Another Black cowboy who rode the Goodnight-Loving Trail was Jim Fowler. He was assigned the worst job, of shooting calves in the morning that had dropped during the night. (NB: Supposedly the story for the movie "Red River," an American Classic was based on the Goodnight-Loving Trail. However, not one Black cowboy was portrayed.)

Jim Perry was an all-around cowboy, cook and fiddler who worked on the XIT ranch. He once remarked: “If it weren’t for my damned old black face I’d have been boss of one of these divisions long ago.” Newt Clendenen was another well-known cowboy that worked on the XIT ranch.

‘One Horse Charley’ was yet another noted black cowboy who rode with the Shoshone Indians.

Ben Hodges rode north in a cattle drive from Texas and stopped off at Dodge City, Kansas. A card cheat, fast-talking confidence man, and cattle thief, Ben was one of the few men who survived the wild and dangerous Dodge City.

He died in 1929 and was buried in the Maple Grove Cemetery among many old-time cattlemen and cowboys. “We buried Ben there for a good reason,” one of his friends and pallbearers remarked. “We wanted him where they could keep an eye on him.”

There were many others, famous and not so famous, such as Nat Love, Jesse Stahl, Bill Pickett, Isom Dart, and thousand of others who rode away into the sunset following the heyday of the cattle trails.

Most were known only by their first names or nicknames.
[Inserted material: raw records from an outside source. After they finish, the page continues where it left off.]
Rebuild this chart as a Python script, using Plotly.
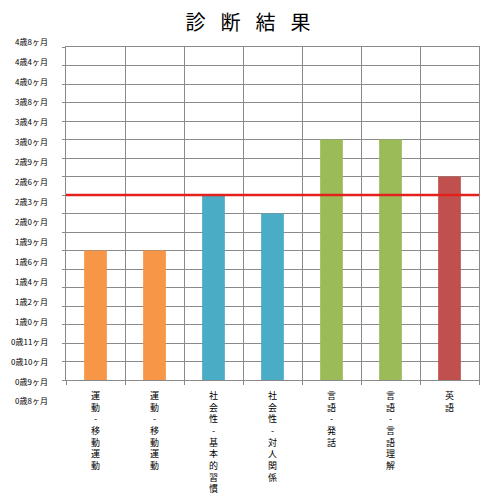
import plotly.graph_objects as go

# ---- data ----
age_labels = ["0歳8ヶ月", "0歳9ヶ月", "0歳10ヶ月", "0歳11ヶ月", "1歳0ヶ月", "1歳2ヶ月",
              "1歳4ヶ月", "1歳6ヶ月", "1歳9ヶ月", "2歳0ヶ月", "2歳3ヶ月", "2歳6ヶ月",
              "2歳9ヶ月", "3歳0ヶ月", "3歳4ヶ月", "3歳8ヶ月", "4歳0ヶ月", "4歳4ヶ月", "4歳8ヶ月"]
categories = ["運動-移動運動", "運動-移動運動", "社会性-基本的習慣", "社会性-対人関係",
              "言語-発話", "言語-言語理解", "英語"]
results = ["1歳6ヶ月", "1歳6ヶ月", "2歳3ヶ月", "2歳0ヶ月", "3歳0ヶ月", "3歳0ヶ月", "2歳6ヶ月"]
bar_colors = ["#F79646", "#F79646", "#4BACC6", "#4BACC6", "#9BBB59", "#9BBB59", "#C0504D"]
reference_age = "2歳3ヶ月"

# page has an 8px body margin, so the figure is 8px smaller and shifted
OFF = 8
W, H = 491 - OFF, 499 - OFF
FONT = "Noto Sans CJK JP"
GRID = "#8a8a8a"


def px_x(v):
    return (v - OFF) / W


def px_y(v):
    return (H - (v - OFF)) / H


n = len(categories)
x_pos = list(range(n))
vertical_text = ["<br>".join(list(c)) for c in categories]
y_index = [age_labels.index(r) for r in results]
top = len(age_labels) - 1

fig = go.Figure()
fig.add_trace(go.Bar(x=x_pos, y=y_index, marker=dict(color=bar_colors, line=dict(width=0)),
                     hoverinfo="skip"))

ref_i = age_labels.index(reference_age)
fig.add_shape(type="line", xref="x domain", yref="y", x0=0, x1=1, y0=ref_i, y1=ref_i,
              line=dict(color="#e3211c", width=2.5), layer="above")

# age labels (placed on their own evenly spaced column, as in the original sheet)
lab_bottom, lab_top = px_y(401), px_y(42)
for i, t in enumerate(age_labels):
    fig.add_annotation(text=t, xref="paper", yref="paper", x=px_x(49), xanchor="right",
                       y=lab_bottom + (lab_top - lab_bottom) * i / top, yanchor="middle",
                       showarrow=False, borderpad=0,
                       font=dict(family=FONT, size=8, color="black"))

x_dom = [px_x(66), px_x(479)]
fig.update_layout(
    width=W, height=H,
    margin=dict(l=0, r=0, t=0, b=0),
    paper_bgcolor="white", plot_bgcolor="white",
    showlegend=False,
    bargap=0.615,
    title=dict(text="診\u2002\u2005断\u2002\u2005結\u2002\u2005果", x=px_x(248), xanchor="center",
               y=px_y(22.5), yanchor="middle", yref="container", xref="container",
               font=dict(family=FONT, size=20, color="black")),
    xaxis=dict(domain=x_dom, range=[-0.5, n - 0.5],
               tickmode="array", tickvals=x_pos, ticktext=vertical_text,
               ticks="", showgrid=False, zeroline=False, ticklabelstandoff=7,
               minor=dict(tickmode="array", tickvals=[i - 0.5 for i in range(n + 1)],
                          ticks="outside", ticklen=4, tickcolor=GRID,
                          showgrid=True, gridcolor=GRID, gridwidth=1),
               showline=True, linecolor=GRID, linewidth=1, mirror=True,
               tickfont=dict(family=FONT, size=9, color="black"),
               tickangle=0, fixedrange=True),
    yaxis=dict(domain=[px_y(380), px_y(47)],
               range=[0, top], tickmode="linear", tick0=0, dtick=1,
               showticklabels=False, ticks="outside", ticklen=3, tickcolor=GRID,
               showgrid=True, gridcolor=GRID, gridwidth=1, zeroline=False,
               showline=True, linecolor=GRID, linewidth=1, mirror=True, fixedrange=True),
)

fig.write_html("out.html")
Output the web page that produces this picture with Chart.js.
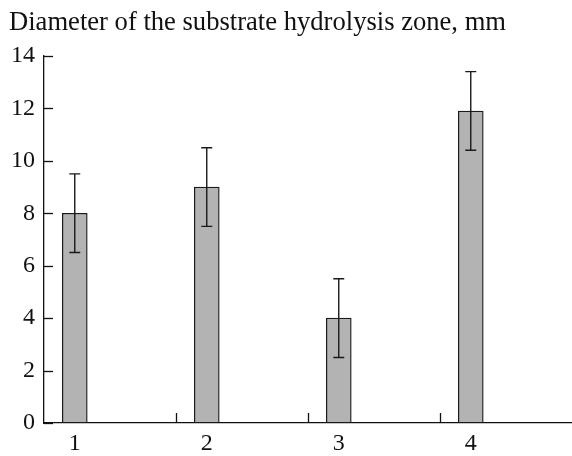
<!DOCTYPE html>
<html>
<head>
<meta charset="utf-8">
<script src="https://cdn.jsdelivr.net/npm/chart.js@4"></script>
<style>
    html, body { margin: 0; padding: 0; background: #fff; }
    #wrap { width: 572px; height: 456px; }
</style>
</head>
<body>
<div id="wrap"><canvas id="chart" width="572" height="456"></canvas></div>
<script>
// Data
const categoryLabels = ['1', '2', '3', '4'];
const categoryPos = [1, 2, 3, 4];
const zoneDiameter = [8, 9, 4, 11.9];
const zoneError = [1.5, 1.5, 1.5, 1.5];
const yTicks = [0, 2, 4, 6, 8, 10, 12, 14];

const titleText = 'Diameter of the substrate hydrolysis zone, mm';
const serif = "'Liberation Serif', 'DejaVu Serif', serif";

// Inward tick marks, minor x ticks and error bars
const extrasPlugin = {
    id: 'extras',
    afterDatasetsDraw(chart) {
        const ctx = chart.ctx;
        const x = chart.scales.x;
        const y = chart.scales.y;
        ctx.save();
        ctx.strokeStyle = '#111';
        ctx.lineWidth = 1.3;

        // y ticks pointing into the plot
        yTicks.forEach(v => {
            const py = Math.round(y.getPixelForValue(v)) + 0.5;
            ctx.beginPath();
            ctx.moveTo(x.left, py);
            ctx.lineTo(x.left + 9, py);
            ctx.stroke();
        });

        // small upward ticks along the x axis
        const step = x.width / 4;
        for (let k = 1; k <= 3; k++) {
            const px = Math.round(x.left + k * step) + 0.5;
            ctx.beginPath();
            ctx.moveTo(px, y.bottom);
            ctx.lineTo(px, y.bottom - 10);
            ctx.stroke();
        }

        // error bars
        ctx.strokeStyle = '#1a1a1a';
        ctx.lineWidth = 1.4;
        categoryPos.forEach((c, i) => {
            const px = x.getPixelForValue(c);
            const top = y.getPixelForValue(zoneDiameter[i] + zoneError[i]);
            const bot = y.getPixelForValue(zoneDiameter[i] - zoneError[i]);
            ctx.beginPath();
            ctx.moveTo(px, top);
            ctx.lineTo(px, bot);
            ctx.moveTo(px - 5.5, top);
            ctx.lineTo(px + 5.5, top);
            ctx.moveTo(px - 5.5, bot);
            ctx.lineTo(px + 5.5, bot);
            ctx.stroke();
        });
        ctx.restore();
    }
};

const chart = new Chart(document.getElementById('chart').getContext('2d'), {
    type: 'bar',
    data: {
        datasets: [{
            data: categoryPos.map((c, i) => ({ x: c, y: zoneDiameter[i] })),
            backgroundColor: '#b3b3b3',
            borderColor: '#1a1a1a',
            borderWidth: 1.3,
            borderSkipped: false,
            barThickness: 25
        }]
    },
    options: {
        responsive: false,
        animation: false,
        devicePixelRatio: 1,
        layout: { padding: { left: 9, right: 0, top: 0, bottom: 0 } },
        plugins: {
            legend: { display: false },
            tooltip: { enabled: false },
            title: {
                display: true,
                text: titleText,
                align: 'start',
                color: '#111',
                font: { family: serif, size: 26.6, weight: 'normal', lineHeight: 1.2 },
                padding: { top: 7, bottom: 17 }
            }
        },
        scales: {
            x: {
                type: 'linear',
                offset: false,
                min: 0.767,
                max: 4.767,
                afterBuildTicks: scale => {
                    scale.ticks = categoryPos.map(v => ({ value: v }));
                },
                afterFit: scale => { scale.height = 33; },
                grid: { display: false, drawTicks: false, offset: false },
                border: { display: true, color: '#111', width: 1.3 },
                ticks: {
                    padding: 6,
                    color: '#111',
                    font: { family: serif, size: 24 },
                    callback: (value, index) => categoryLabels[index]
                }
            },
            y: {
                min: 0,
                max: 14,
                afterBuildTicks: scale => {
                    scale.ticks = yTicks.map(v => ({ value: v }));
                },
                afterFit: scale => { scale.width = 35; },
                grid: { display: false, drawTicks: false },
                border: { display: true, color: '#111', width: 1.3 },
                ticks: {
                    padding: 9,
                    color: '#111',
                    font: { family: serif, size: 24 }
                }
            }
        }
    },
    plugins: [extrasPlugin]
});
</script>
</body>
</html>
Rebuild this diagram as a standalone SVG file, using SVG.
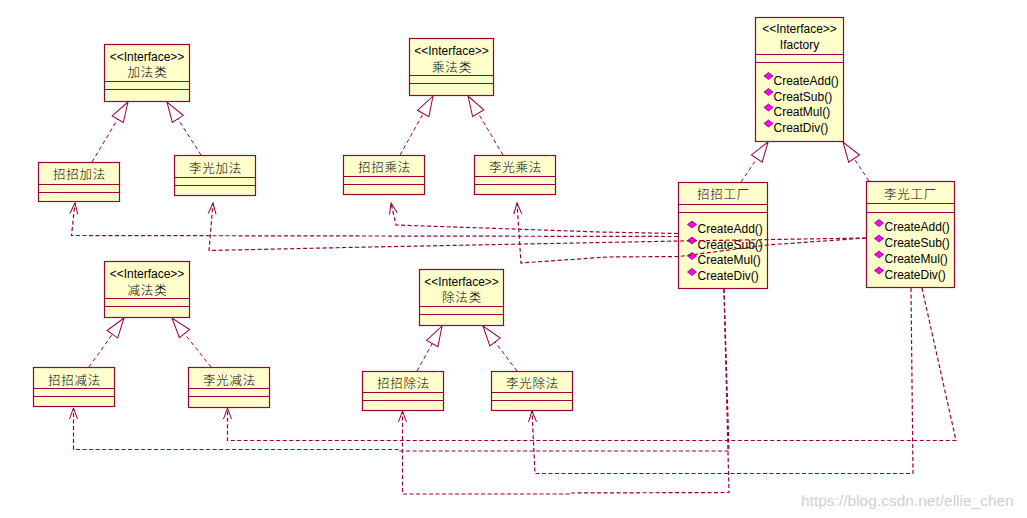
<svg xmlns="http://www.w3.org/2000/svg" width="1027" height="518" viewBox="0 0 1027 518">
<style>
.box{fill:#ffffcc;stroke:#990033;stroke-width:1.2}
.ln{stroke:#990033;stroke-width:1.2}
.t{font-family:"Liberation Sans","Noto Sans CJK SC",sans-serif;font-size:12px;fill:#000}
.cn{font-family:"Noto Sans CJK SC",sans-serif;font-size:12.5px;font-weight:300;letter-spacing:0.8px;fill:#000}
.c{text-anchor:middle}
.gen{fill:none;stroke:#990033;stroke-width:1;stroke-dasharray:4 3;marker-end:url(#tri)}
.dep{fill:none;stroke:#990033;stroke-width:1.2;stroke-dasharray:4 2.5;marker-end:url(#arr)}
.wm{font-family:"Liberation Sans",sans-serif;font-size:15.5px;fill:#cfcfcf}
</style>
<defs>
<marker id="tri" viewBox="0 0 22 16" refX="21" refY="8" markerWidth="22" markerHeight="16" markerUnits="userSpaceOnUse" orient="auto">
<path d="M21,8 L1,1.5 L1,14.5 Z" fill="#ffffff" stroke="#990033" stroke-width="1"/>
</marker>
<marker id="arr" viewBox="0 0 13 10" refX="12" refY="5" markerWidth="13" markerHeight="10" markerUnits="userSpaceOnUse" orient="auto">
<path d="M1,1 L12,5 L1,9" fill="none" stroke="#990033" stroke-width="1"/>
</marker>
<path id="dm" d="M-4.5,0 L0,-3.5 L4.5,0 L0,3.5 Z" fill="#ff00ff" stroke="#800060" stroke-width="0.8"/>
</defs>
<rect width="1027" height="518" fill="#ffffff"/>

<g id="add_iface">
<rect class="box" x="104.5" y="44.5" width="85" height="57"/>
<line class="ln" x1="104.5" y1="81.5" x2="189.5" y2="81.5"/>
<line class="ln" x1="104.5" y1="89.5" x2="189.5" y2="89.5"/>
<text class="t c" x="147" y="61">&lt;&lt;Interface&gt;&gt;</text>
<text class="cn c" x="147.5" y="77">加法类</text>
</g>
<g id="zz_add">
<rect class="box" x="38.5" y="162.5" width="81" height="39"/>
<line class="ln" x1="38.5" y1="184.5" x2="119.5" y2="184.5"/>
<line class="ln" x1="38.5" y1="192.5" x2="119.5" y2="192.5"/>
<text class="cn c" x="79.5" y="179">招招加法</text>
</g>
<g id="lg_add">
<rect class="box" x="174.5" y="155.5" width="81" height="40"/>
<line class="ln" x1="174.5" y1="177.5" x2="255.5" y2="177.5"/>
<line class="ln" x1="174.5" y1="185.5" x2="255.5" y2="185.5"/>
<text class="cn c" x="215.5" y="173">李光加法</text>
</g>
<g id="mul_iface">
<rect class="box" x="409.5" y="38.5" width="84" height="57"/>
<line class="ln" x1="409.5" y1="75.5" x2="493.5" y2="75.5"/>
<line class="ln" x1="409.5" y1="83.5" x2="493.5" y2="83.5"/>
<text class="t c" x="451.5" y="55">&lt;&lt;Interface&gt;&gt;</text>
<text class="cn c" x="452" y="71.5">乘法类</text>
</g>
<g id="zz_mul">
<rect class="box" x="343.5" y="155.5" width="81" height="39"/>
<line class="ln" x1="343.5" y1="176.5" x2="424.5" y2="176.5"/>
<line class="ln" x1="343.5" y1="184.5" x2="424.5" y2="184.5"/>
<text class="cn c" x="384.5" y="171.5">招招乘法</text>
</g>
<g id="lg_mul">
<rect class="box" x="474.5" y="155.5" width="81" height="39"/>
<line class="ln" x1="474.5" y1="176.5" x2="555.5" y2="176.5"/>
<line class="ln" x1="474.5" y1="184.5" x2="555.5" y2="184.5"/>
<text class="cn c" x="515.5" y="171.5">李光乘法</text>
</g>
<g id="ifactory">
<rect class="box" x="755.5" y="17.5" width="88" height="124"/>
<line class="ln" x1="755.5" y1="54.5" x2="843.5" y2="54.5"/>
<line class="ln" x1="755.5" y1="62.5" x2="843.5" y2="62.5"/>
<text class="t c" x="799.5" y="33">&lt;&lt;Interface&gt;&gt;</text>
<text class="t c" x="799.5" y="48.5">Ifactory</text>
<use href="#dm" x="768.5" y="76"/><text class="t" x="773.5" y="84.5">CreateAdd()</text>
<use href="#dm" x="768.5" y="92"/><text class="t" x="773.5" y="100.5">CreatSub()</text>
<use href="#dm" x="768.5" y="107.5"/><text class="t" x="773.5" y="116">CreatMul()</text>
<use href="#dm" x="768.5" y="123.5"/><text class="t" x="773.5" y="132">CreatDiv()</text>
</g>
<g id="zz_factory">
<rect class="box" x="678.5" y="182.5" width="89" height="106"/>
<line class="ln" x1="678.5" y1="204.5" x2="767.5" y2="204.5"/>
<line class="ln" x1="678.5" y1="212.5" x2="767.5" y2="212.5"/>
<text class="cn c" x="723.5" y="199">招招工厂</text>
<use href="#dm" x="692" y="224.5"/><text class="t" x="697.5" y="232.5">CreateAdd()</text>
<use href="#dm" x="692" y="240.5"/><text class="t" x="697.5" y="248.5">CreateSub()</text>
<use href="#dm" x="692" y="256"/><text class="t" x="697.5" y="264">CreateMul()</text>
<use href="#dm" x="692" y="272"/><text class="t" x="697.5" y="280">CreateDiv()</text>
</g>
<g id="lg_factory">
<rect class="box" x="866.5" y="181.5" width="88" height="106"/>
<line class="ln" x1="866.5" y1="203.5" x2="954.5" y2="203.5"/>
<line class="ln" x1="866.5" y1="212.5" x2="954.5" y2="212.5"/>
<text class="cn c" x="910.5" y="198.5">李光工厂</text>
<use href="#dm" x="879" y="223"/><text class="t" x="884.5" y="231">CreateAdd()</text>
<use href="#dm" x="879" y="238.5"/><text class="t" x="884.5" y="246.5">CreateSub()</text>
<use href="#dm" x="879" y="254.5"/><text class="t" x="884.5" y="262.5">CreateMul()</text>
<use href="#dm" x="879" y="270.5"/><text class="t" x="884.5" y="278.5">CreateDiv()</text>
</g>
<g id="sub_iface">
<rect class="box" x="104.5" y="261.5" width="85" height="56"/>
<line class="ln" x1="104.5" y1="298.5" x2="189.5" y2="298.5"/>
<line class="ln" x1="104.5" y1="306.5" x2="189.5" y2="306.5"/>
<text class="t c" x="147" y="278">&lt;&lt;Interface&gt;&gt;</text>
<text class="cn c" x="147.5" y="295">减法类</text>
</g>
<g id="zz_sub">
<rect class="box" x="33.5" y="367.5" width="81" height="39"/>
<line class="ln" x1="33.5" y1="388.5" x2="114.5" y2="388.5"/>
<line class="ln" x1="33.5" y1="396.5" x2="114.5" y2="396.5"/>
<text class="cn c" x="74.5" y="385">招招减法</text>
</g>
<g id="lg_sub">
<rect class="box" x="188.5" y="367.5" width="81" height="40"/>
<line class="ln" x1="188.5" y1="388.5" x2="269.5" y2="388.5"/>
<line class="ln" x1="188.5" y1="396.5" x2="269.5" y2="396.5"/>
<text class="cn c" x="229.5" y="385">李光减法</text>
</g>
<g id="div_iface">
<rect class="box" x="419.5" y="269.5" width="84" height="56"/>
<line class="ln" x1="419.5" y1="306.5" x2="503.5" y2="306.5"/>
<line class="ln" x1="419.5" y1="314.5" x2="503.5" y2="314.5"/>
<text class="t c" x="461.5" y="286">&lt;&lt;Interface&gt;&gt;</text>
<text class="cn c" x="462" y="302">除法类</text>
</g>
<g id="zz_div">
<rect class="box" x="362.5" y="371.5" width="81" height="39"/>
<line class="ln" x1="362.5" y1="392.5" x2="443.5" y2="392.5"/>
<line class="ln" x1="362.5" y1="400.5" x2="443.5" y2="400.5"/>
<text class="cn c" x="403.5" y="387.5">招招除法</text>
</g>
<g id="lg_div">
<rect class="box" x="491.5" y="371.5" width="81" height="39"/>
<line class="ln" x1="491.5" y1="392.5" x2="572.5" y2="392.5"/>
<line class="ln" x1="491.5" y1="400.5" x2="572.5" y2="400.5"/>
<text class="cn c" x="532.5" y="387.5">李光除法</text>
</g>

<g id="connectors">
<path class="gen" d="M92,162 L128,102"/>
<path class="gen" d="M201,155 L167,102"/>
<path class="gen" d="M400,155 L433,96"/>
<path class="gen" d="M503,155 L468,96"/>
<path class="gen" d="M741,182 L768,142"/>
<path class="gen" d="M869,181 L843,142"/>
<path class="gen" d="M89,367 L124,318"/>
<path class="gen" d="M211,367 L172,318"/>
<path class="gen" d="M417,371 L442,326"/>
<path class="gen" d="M517,371 L483,326"/>

<path class="dep" d="M678,236.5 L71.5,235.5 L75,203"/>
<path class="dep" d="M678,233.5 L600,232 L396,225 L391,203"/>
<path class="dep" d="M866,238 L679,241 L370,247 L209,250.5 L213,203"/>
<path class="dep" d="M866,238 L767,245 L679,256.5 L607,257 L521,263 L517,203"/>
<path class="dep" d="M724,289 L729,451 L400,451 L400,449.5 L73.5,449.5 L73.5,408"/>
<path class="dep" d="M724,289 L729,492.5 L569,493 L569,494 L402.5,494 L402.5,411"/>
<path class="dep" d="M922,288 L956,440.5 L227.5,440.5 L227.5,408"/>
<path class="dep" d="M911,288 L913,473.5 L535,473.5 L532,411"/>
</g>

<text class="wm" x="801" y="506">https://blog.csdn.net/ellie_chen</text>
</svg>
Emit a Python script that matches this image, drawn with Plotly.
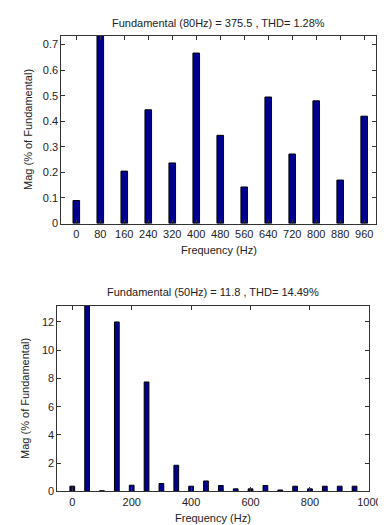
import plotly.graph_objects as go

# Top spectrum (80 Hz fundamental)
freq_top = [0, 80, 160, 240, 320, 400, 480, 560, 640, 720, 800, 880, 960]
mag_top = [0.09, 100.0, 0.205, 0.445, 0.237, 0.667, 0.345, 0.143, 0.495, 0.272, 0.48, 0.17, 0.42]
title_top = "Fundamental (80Hz) = 375.5 , THD= 1.28%"

# Bottom spectrum (50 Hz fundamental)
freq_bot = [0, 50, 100, 150, 200, 250, 300, 350, 400, 450, 500, 550, 600, 650, 700, 750, 800, 850, 900, 950]
mag_bot = [0.37, 100.0, 0.05, 12.0, 0.44, 7.75, 0.56, 1.85, 0.37, 0.74, 0.42, 0.18, 0.18, 0.42, 0.1, 0.37, 0.18, 0.37, 0.37, 0.37]
title_bot = "Fundamental (50Hz) = 11.8 , THD= 14.49%"

xlabel = "Frequency (Hz)"
ylabel = "Mag (% of Fundamental)"

W, H = 386, 525
BAR = "#00008F"
FONT = "Liberation Sans, Arial, sans-serif"

fig = go.Figure()
fig.add_trace(go.Bar(x=freq_top, y=mag_top, width=22, marker=dict(color=BAR, line=dict(color="black", width=1)),
                     xaxis="x", yaxis="y"))
fig.add_trace(go.Bar(x=freq_bot, y=mag_bot, width=16, marker=dict(color=BAR, line=dict(color="black", width=1)),
                     xaxis="x2", yaxis="y2"))

def px(v):
    return v / W

def py(v):
    return 1 - v / H

axis_common = dict(showline=True, linecolor="#333333", linewidth=1, mirror="ticks", ticks="inside",
                   ticklen=4, tickcolor="#333333", showgrid=False, zeroline=False,
                   tickfont=dict(family=FONT, size=11, color="#222222"))

top_l, top_r, top_t, top_b = 55, 380, 28, 218
bot_l, bot_r, bot_t, bot_b = 51, 373, 301, 489

fig.update_layout(
    width=W, height=H, margin=dict(l=0, r=0, t=0, b=0),
    paper_bgcolor="white", plot_bgcolor="white", showlegend=False,
    font=dict(family=FONT, size=11, color="#222222"),
    xaxis=dict(domain=[px(top_l), px(top_r)], range=[-50, 1000], tickvals=freq_top,
               anchor="y", **axis_common),
    yaxis=dict(domain=[py(top_b), py(top_t)], range=[0, 0.735], tickvals=[0, 0.1, 0.2, 0.3, 0.4, 0.5, 0.6, 0.7],
               anchor="x", **axis_common),
    xaxis2=dict(domain=[px(bot_l), px(bot_r)], range=[-50, 1000], tickvals=[0, 200, 400, 600, 800, 1000],
                anchor="y2", **axis_common),
    yaxis2=dict(domain=[py(bot_b), py(bot_t)], range=[0, 13.16], tickvals=[0, 2, 4, 6, 8, 10, 12],
                anchor="x2", **axis_common),
)

ann = []
ann.append(dict(text=title_top, x=px((top_l + top_r) / 2), y=py(15), xref="paper", yref="paper",
                showarrow=False, xanchor="center", yanchor="middle", font=dict(size=11)))
ann.append(dict(text=title_bot, x=px((bot_l + bot_r) / 2), y=py(287), xref="paper", yref="paper",
                showarrow=False, xanchor="center", yanchor="middle", font=dict(size=11)))
ann.append(dict(text=xlabel, x=px((top_l + top_r) / 2), y=py(245), xref="paper", yref="paper",
                showarrow=False, xanchor="center", yanchor="middle", font=dict(size=11)))
ann.append(dict(text=xlabel, x=px((bot_l + bot_r) / 2), y=py(516), xref="paper", yref="paper",
                showarrow=False, xanchor="center", yanchor="middle", font=dict(size=11)))
ann.append(dict(text=ylabel, x=px(20), y=py((top_t + top_b) / 2), xref="paper", yref="paper",
                showarrow=False, xanchor="center", yanchor="middle", textangle=-90, font=dict(size=11)))
ann.append(dict(text=ylabel, x=px(18), y=py((bot_t + bot_b) / 2), xref="paper", yref="paper",
                showarrow=False, xanchor="center", yanchor="middle", textangle=-90, font=dict(size=11)))
fig.update_layout(annotations=ann)

fig.write_html("out.html")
Some drifted onto the ranches and worked throughout the western frontier. Of the estimated 35,000 cowboys that worked the ranches and rode the trails, between five to nine thousand or more were said to have been Black. They participated in almost all of the drives northward, and were assigned to every job except that of trail boss. One historian noted that there had been a few cattle drives where the entire crews were black except for the trail boss.

During the latter years of the twentieth century Blas Payne was considered to be the finest cowboy ever to ride a horse in the Big Bend country of Southwest Texas.

Blas was the grandson of Trumpeter Isaac Payne, a Seminole-Negro Indian Scout, who was awarded the Congressional Medal of Honour. He worked on the Combs Ranch east of Alpine, Texas and, along with other cowboys became noted and respected for their horsemanship and livestock skills.

Fred Fay, whom I had the pleasure of meeting, resides in Brackettville, Texas.

He died recently having been a cowboy, bronco-rider, sheep and goat herder. Former caretaker of the Seminole Indian Cemetery, he was born in Mexico of African, Mexican, and Seminole ancestry, and came to west Texas at a very young age. His father, Andrew Fay, was also a cowboy who worked on various ranches in southwest Texas for many years.